Monetary penalties for certain unlawful interceptions

Part of Investigatory Powers Bill – in a Public Bill Committee am 10:15 am ar 12 Ebrill 2016.

Danfonwch hysbysiad imi am ddadleuon fel hyn

Photo of Keir Starmer Keir Starmer Shadow Minister (Home Office) 10:15, 12 Ebrill 2016

Again no amendments are tabled to the clause, but there are some questions that arise from it. The explanatory notes say, and it is clear in the Bill, that the clause creates a power for the Investigatory Powers Commissioner to impose fines where an interception has been carried out, but there was no intention. It relates to action that might otherwise be an offence, but the intention element is not made out. Against that background, I have some questions for the Solicitor General.

If the power applies where an interception is carried out but there was no intention to do so, it is hardly likely to have a deterrent effect because the person did not intend to do it in the first place, so what is the rationale and purpose of this provision? It is clear in schedule 1, which is related to clause 6, that the commissioner has very wide discretion in relation to the operation of the powers under the clause including, in paragraph 13, powers to require information from individuals

“for the purpose of deciding whether to serve” an enforcement notice. Thus we have a provision that is premised on a non-intentional interception that then triggers quite extensive powers to require information with penalties for failure to provide that information. Schedule 1 states that guidance will be published on how the powers are to be exercised, but what is the real rationale and purpose? Why are the powers as extensive as they are and will the Minister commit to the guidance envisaged under schedule 1 being made public?
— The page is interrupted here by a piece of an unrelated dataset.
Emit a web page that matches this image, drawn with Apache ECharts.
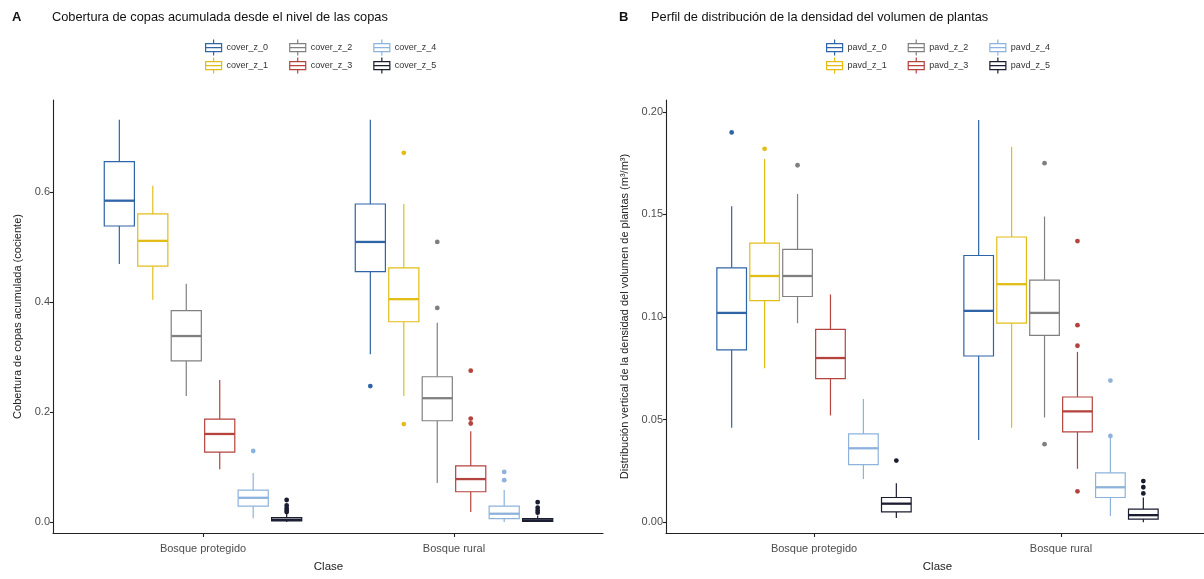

In clause 6(3)(c) there is reference to a consideration by the Commissioner that

“the person was not…making an attempt to act in accordance with an interception warrant”,

which suggests that that is outside the scheme of the provision. We have also noted that the provision relates only to a public telecommunications system. It is in many ways supplementary or complementary and we are not questioning it in that sense, but there is a number of unanswered questions. If we are to scrutinise and probe, it would be helpful to have those answered now if possible, and if it is not answered in writing.